Now 16-12 and 8-8 in Big East with a chance to finish in top half of conference standings, Providence's Ed Cooley is a Coach of the Year contender, and deservedly so. (Photo courtesy of the Associated Press)
My mentor and colleague Bob Heussler once told me in regard to conference Coach of the Year races that the award should, in theory, be presented to the coach who "did the most with what was perceived to be the least." Usually, this belief holds true in most circles, but in a conference where all the buzz is over perennial upper-echelon program Georgetown and Wooden Award candidate Otto Porter, the Coach of the Year favorite is Hoyas boss John Thompson III despite his residence in a Big East coaching fraternity where several other coaches have done more with their programs and exceeded greater expectations, particularly the man in charge of the team picked to finish last when the preseason poll was released in October.
Since his arrival in his hometown of Providence two years ago, what Ed Cooley has done in his short tenure at the helm of the Friars has been nothing short of brilliant. Currently 16-12 and 8-8 in the Big East after Providence's 62-59 win over St. John's last night, Cooley has his program squarely on the NCAA Tournament bubble for the first time since Tim Welsh piloted the Ocean State's flagship basketball program in the mid-2000s, and has Providence firmly positioned for long-term Big East success, something the Friar fan base has not seen since the days of Welsh and his predecessor Pete Gillen.

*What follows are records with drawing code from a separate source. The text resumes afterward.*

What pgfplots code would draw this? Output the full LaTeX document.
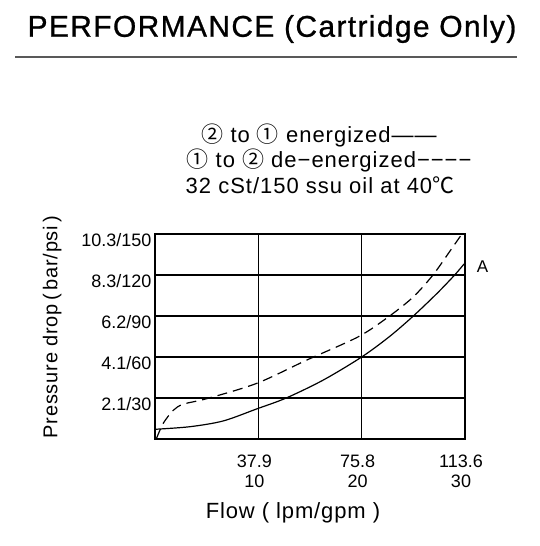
\documentclass[border=0pt]{standalone}
\usepackage{fontspec}
\setmainfont{Liberation Sans}
\newfontfamily\cjk{Noto Sans CJK SC}
\newfontfamily\spaced[LetterSpace=4.5]{Liberation Sans}
\newfontfamily\spacedcjk[LetterSpace=4.5]{Noto Sans CJK SC}
\newfontfamily\labelfont[LetterSpace=4]{Liberation Sans}
\newfontfamily\titlefont[LetterSpace=4.5,FakeBold=0.8]{Liberation Sans}
\usepackage{pgfplots}
\pgfplotsset{compat=1.18}
\begin{document}
\begin{tikzpicture}[x=1pt,y=1pt]
\path[use as bounding box] (0,0) rectangle (540,546);
\node[font=\fontsize{30}{34}\titlefont] at (272,517) {PERFORMANCE (Cartridge Only)};
\draw[line width=2pt, color=black!65] (15,489) -- (517,489);
\node[font=\fontsize{22}{22}\spaced] at (319,411) {{\spacedcjk ②} to {\spacedcjk ①} energized——};
\node[font=\fontsize{22}{22}\spaced] at (329,386) {{\spacedcjk ①} to {\spacedcjk ②} de−energized−−−−};
\node[font=\fontsize{22}{22}\spaced] at (320,361) {32 cSt/150 ssu oil at 40{\spacedcjk ℃}};
\begin{axis}[
  at={(155pt,107pt)}, anchor=south west,
  scale only axis, width=310pt, height=205pt,
  xmin=0, xmax=30, ymin=0, ymax=150,
  xtick={10,20,30}, ytick={30,60,90,120,150},
  xticklabels={{37.9\\10},{75.8\\20},{113.6\\30}},
  yticklabels={2.1/30,4.1/60,6.2/90,8.3/120,10.3/150},
  xticklabel style={align=center, font=\fontsize{18}{20}\selectfont, xshift=-4pt, yshift=-12pt},
  yticklabel style={font=\fontsize{18}{20}\selectfont, yshift=-6pt},
  /pgf/number format/assume math mode=true,
  major tick length=0pt,
  grid=major, grid style={black, line width=1.2pt},
  axis line style={line width=1.4pt, black},
  xlabel={Flow ( lpm/gpm )},
  ylabel={Pressure drop\,(\,bar/psi\,)},
  xlabel style={at={(axis description cs:0.445,-0.361)}, anchor=center, font=\fontsize{22}{24}\labelfont},
  ylabel style={at={(axis description cs:-0.332,0.546)}, anchor=center, rotate=0, font=\fontsize{20}{24}\labelfont},
  clip=false,
]
\addplot[black, line width=1.2pt, smooth] coordinates {(0,7.1)(3.39,9)(6.6,13.2)(9.84,22)(12.7,30)(16.3,43.2)(20,60)(22.7,75)(25,90)(27.3,106.6)(29,120)(29.9,128)};
\addplot[black, line width=1.2pt, smooth, dash pattern=on 10pt off 6pt] coordinates {(0.15,0.5)(0.8,11.5)(1.77,21)(2.74,25.5)(5,29.5)(9.84,40.7)(14.7,57.8)(19.7,74.9)(22.7,90)(25,104)(26.9,120)(28.5,137)(29.7,150)};
\node[font=\fontsize{17}{20}\selectfont] at (axis cs:31.7,126) {A};
\end{axis}
\end{tikzpicture}
\end{document}
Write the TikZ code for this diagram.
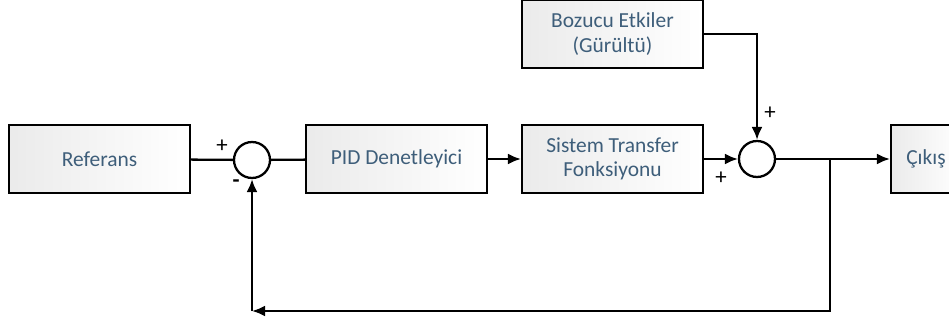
\documentclass[tikz,border=0pt]{standalone}
\usepackage{fontspec}
\setmainfont{Carlito}
\usetikzlibrary{arrows, arrows.meta, shapes}
\definecolor{txt}{RGB}{62,94,122}

\begin{document}
\begin{tikzpicture}[x=0.02cm, y=-0.02cm, line width=1.3pt, >={Latex[length=0.26cm, width=0.22cm]}]
    \tikzstyle{block} = [draw, shape=rectangle, minimum width=3.62cm, minimum height=1.36cm,
      left color=gray!16, right color=white, text=txt, align=center, font=\fontsize{12.2}{14}\selectfont]
    \tikzstyle{sum} = [draw, shape=circle, minimum size=0.72cm, inner sep=0pt, fill=white]
    \tikzstyle{sgn} = [font=\fontsize{13}{13}\selectfont]
    \useasboundingbox (0,0) rectangle (949,324);
    \clip (0,0) rectangle (949,324);
    \node (ref) [block] at (99.5, 159) {Referans};
    \node (s1) [sum] at (252, 160) {};
    \node (pid) [block] at (396.5, 159) {PID Denetleyici};
    \node (sys) [block] at (612.5, 159) {Sistem Transfer\\Fonksiyonu};
    \node (noise) [block] at (612.5, 34) {Bozucu Etkiler\\(Gürültü)};
    \node (s2) [sum] at (757, 159) {};
    \node (out) [block, minimum width=1.4cm] at (926, 159) {Çıkış};
    \coordinate (br) at (830, 159);
    \coordinate (fb) at (252, 311);
      \draw (ref) -- (s1);
      \draw (s1) -- (pid);
      \draw [->] (pid) -- (sys);
      \draw [->] (sys) -- (s2);
      \draw [->] (noise.east) -| (s2.north);
      \draw [->] (s2) -- (out);
      \draw [->] (br) |- (fb);
      \draw [->] (fb) -- (s1);
    \node [sgn] at (222, 146) {+};
    \node [sgn] at (236, 184) {\textbf{-}};
    \node [sgn] at (770, 113) {+};
    \node [sgn] at (721, 178) {+};
  \end{tikzpicture}
\end{document}
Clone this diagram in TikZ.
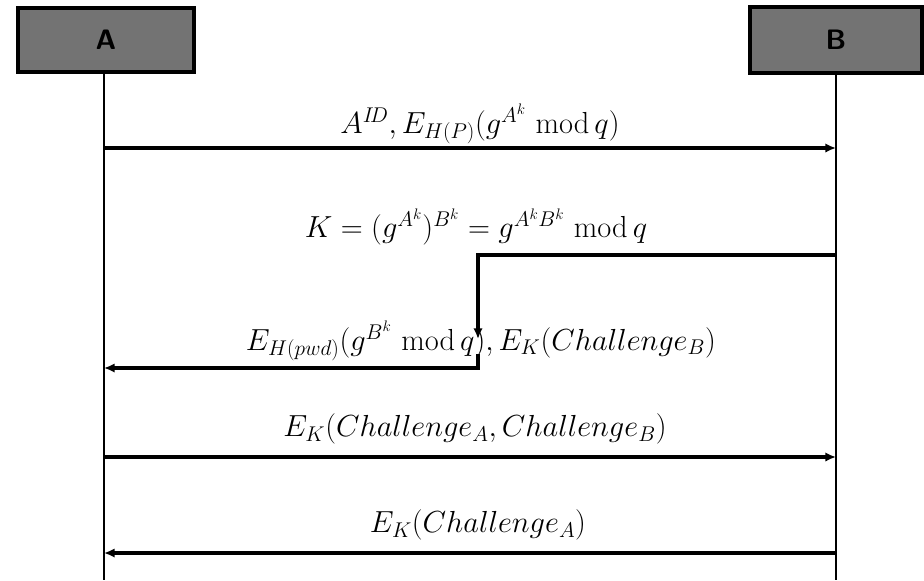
\RequirePackage{fix-cm}
\documentclass[tikz,border=0pt]{standalone}
\usetikzlibrary{arrows.meta,patterns}
\begin{document}
\begin{tikzpicture}[x=0.03cm,y=-0.03cm,
  actor/.style={draw=black,line width=3.2pt,fill=black!55,minimum width=5.1cm,minimum height=1.9cm,inner sep=0pt},
  life/.style={line width=2.4pt},
  msg/.style={line width=2.6pt,-{Latex[length=9pt,width=8pt]}},
  lbl/.style={font=\fontsize{26}{30}\selectfont,inner sep=2pt}]
\useasboundingbox (0,0) rectangle (924,580);
\node[actor,minimum width=5.3cm] (A) at (106,40) {\scalebox{2.4}{\sffamily\bfseries A}};
\node[actor,minimum width=5.15cm,minimum height=1.98cm] (B) at (836,40) {\scalebox{2.4}{\sffamily\bfseries B}};
\coordinate (Aend) at (104,580);
\coordinate (Bend) at (836,580);
\draw[life] (A.south -| Aend) -- (Aend);
\draw[life] (B.south) -- (Bend);
% message 1
\coordinate (a1) at (104,148); \coordinate (b1) at (836,148);
\draw[msg] (a1) -- (b1);
\node[lbl] (l1) at (480,124) {$A^{I\!D}, E_{H(P)}(g^{A^k}\ \mathrm{mod}\,q)$};
% message 2 (B to middle)
\coordinate (b2) at (836,255); \coordinate (c2) at (478,255); \coordinate (d2) at (478,339);
\draw[msg] (b2) -- (c2) -- (d2);
\node[lbl] (l2) at (476,227) {$K=(g^{A^k})^{B^k}=g^{A^kB^k}\ \mathrm{mod}\,q$};
% message 3 (middle to A)
\coordinate (c3) at (478,354); \coordinate (d3) at (478,368); \coordinate (a3) at (104,368);
\draw[msg] (c3) -- (d3) -- (a3);
\node[lbl] (l3) at (481,341) {$E_{H(pwd)}(g^{B^k}\ \mathrm{mod}\,q), E_K(Challenge_B)$};
% message 4
\coordinate (a4) at (104,457); \coordinate (b4) at (836,457);
\draw[msg] (a4) -- (b4);
\node[lbl] (l4) at (475,429) {$E_K(Challenge_A, Challenge_B)$};
% message 5
\coordinate (b5) at (836,553); \coordinate (a5) at (104,553);
\draw[msg] (b5) -- (a5);
\node[lbl] (l5) at (478,525) {$E_K(Challenge_A)$};
\end{tikzpicture}
\end{document}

Nearly everyone had major question marks surrounding the Friars going into the season, with doubts on how Cooley would manage his roster with highly touted freshman Kris Dunn out for the first half of the year, not to mention eligibility issues surrounding fellow five-star recruit Ricky Ledo and Arizona transfer Sidiki Johnson, who joined the team in December. To top it all off, all-Big East point guard Vincent Council battled injuries in November and December as Providence dropped close games to Massachusetts, Penn State, Boston College and Brown, schools they may have very well defeated with Council in the lineup. Yet after falling to 10-11 overall after an overtime defeat at the hands of Connecticut, who the Friars again face this Saturday at Gampel Pavilion, Cooley has turned it around with wins in six of his last seven games; including three against likely NCAA Tournament participants Villanova, Cincinnati and Notre Dame, with the emergence of rising star and Big East leading scorer Bryce Cotton anchoring a Providence backcourt that now has a healthy Council and Dunn to set up LaDontae Henton and Kadeem Batts up front while freshman Josh Fortune anchors a bench that is gradually developing in its own right.
In addition to Cooley, Buzz Williams of Marquette and Villanova's Jay Wright have also done more with their respective programs than some may have envisioned at the start of the season, taking teams that were predicted to finish in the middle of the road and getting them into the top four (Marquette) or earning two wins over Top 5 teams like Villanova did. Even though Georgetown has been on an impressive roll that could earn them a No. 1 seed in the NCAA Tournament depending on what happens in the Big East Tournament and Porter's dominance is far and away the greatest story of all the players in the conference, there is just something to be said about a team that has won less than fifteen Big East games in the three seasons prior to this one and taking it from the depths of mediocrity under Keno Davis to a legitimate contender that teams do not want to face.
Bob Heussler also told me Ed Cooley was "not a good guy," but a "great guy" when Providence hired him from Fairfield. It may have taken two years for the world to find out the same, but Cooley is not just a great guy, he's also a great coach who needs to be rewarded for the work he has done. Anything less will be a travesty.